What I don't understand is why the Minister is banning incandescent bulbs because they use too much energy, but not other energy hogs. Why not ban hair dryers or clothes dryers or irons or dishwashers (could at least ban dishwashers' dryer cycles). Each of those appliances has a low energy replacement (basically they are air, air, wrinkles and elbow grease).

I hate this because it stinks of old style, Stalinist, command-economy government. I'd prefer to wear wrinkled shirts than read in poor light. I want to choose, but the Minister has decided that the people are the enemy and they must be brought to heel.

Retail therapy

Recently I had to, HAD TO, go shopping for clothes. I absolutely loathe shopping. I dread the prospect and detest the reality. It is by no means "therapeutic".

So, when the young guy handling my purchase asked me if I was "enjoying a little retail therapy" I was dumbfounded. Couldn't he see I had a face like thunder? Did he really think I was enjoying myself? Do men ever "enjoy retail therapy" in a clothes store? And, mostly, even if the answer to the previous question is "Yes" is it the type of thing you say to another man?

It was one of those moments when I realize that I'm really out of touch.

Tuesday, December 04, 2007

Divorce, separation and kidnapping

It was just a small note in an article in last week's London Times, but still I was kind of surprised. The article was about the increasing frequency of 'international' marriages breaking down and one spouse taking the children 'home' (or not, but to another country).

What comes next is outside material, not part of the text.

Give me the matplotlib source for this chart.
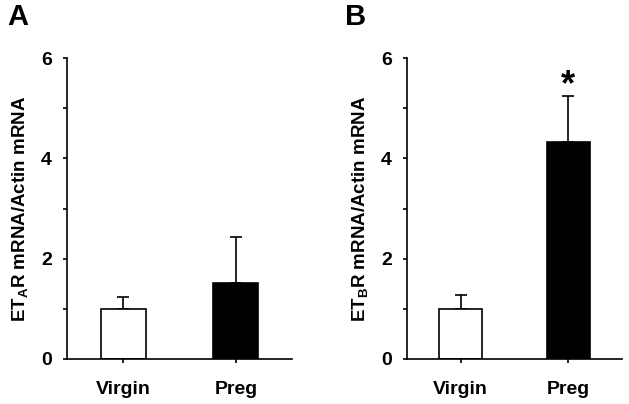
import matplotlib

matplotlib.use("Agg")
import matplotlib.pyplot as plt
from matplotlib.ticker import MultipleLocator

plt.rcParams.update({
    "font.family": "Liberation Sans", "font.weight": "bold", "font.size": 14,
    "axes.labelweight": "bold",
    "mathtext.fontset": "custom", "mathtext.rm": "Liberation Sans:bold",
    "mathtext.it": "Liberation Sans:bold", "mathtext.bf": "Liberation Sans:bold",
    "axes.linewidth": 1.2,
})

groups = ["Virgin", "Preg"]
eta_mean = [1.0, 1.52]
eta_err = [0.24, 0.92]
etb_mean = [1.0, 4.33]
etb_err = [0.27, 0.92]
colors = ["white", "black"]

panels = [
    ("A", eta_mean, eta_err, r"ET$\mathrm{_A}$R mRNA/Actin mRNA", [0.1065, 0.1114, 0.358, 0.745], 0.011, False),
    ("B", etb_mean, etb_err, r"ET$\mathrm{_B}$R mRNA/Actin mRNA", [0.647, 0.1114, 0.342, 0.745], 0.548, True),
]

fig = plt.figure(figsize=(6.29, 4.04), dpi=100)
for letter, mean, err, ylab, rect, lx, star in panels:
    ax = fig.add_axes(rect)
    x = range(len(groups))
    ax.bar(x, mean, width=0.4, color=colors, edgecolor="black", linewidth=1.2, zorder=2)
    ax.errorbar(x, mean, yerr=[[0, 0], err], fmt="none", ecolor="black",
                elinewidth=1.2, capsize=4, capthick=1.2, zorder=1)
    if star:
        ax.text(1, mean[1] + err[1] + 0.2, "*", ha="center", va="center", fontsize=26)
    ax.set_xlim(-0.5, 1.5)
    ax.set_ylim(0, 6)
    ax.yaxis.set_major_locator(MultipleLocator(2))
    ax.yaxis.set_minor_locator(MultipleLocator(1))
    ax.set_xticks(list(x), groups)
    ax.tick_params(direction="out", length=3, width=1.2)
    ax.tick_params(axis="x", pad=13)
    ax.tick_params(axis="y", pad=8)
    ax.tick_params(axis="y", which="minor", length=3, width=1.2)
    for s in ("top", "right"):
        ax.spines[s].set_visible(False)
    ax.set_ylabel(ylab, fontsize=13.5, labelpad=8)
    fig.text(lx, 0.958, letter, fontsize=21, ha="left", va="center")

fig.savefig("out.png", dpi=100)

Obviously, the article was mostly about the experiences of Britons in these cases.
As travel becomes easier and cheaper, as employees move around the world with multinational companies, the number of international marriages – and divorces – grows. The influx of Polish workers coming to work in Britain has also helped to fuel the number of abduction cases here. When one partner wants to return home to Poland and takes the children, the matter often ends up before a judge. The highest level of child abduction/return is between the US and Ireland, because of the number of marriages between Irish and American people. The problem is so pronounced that the two countries have a child abduction pact.
Can it possibly be true that there are that many marriages where one spouse is Irish and one American? I don't think so. There's something else going on if the "highest level of child abduction/return" is really between Ireland and America.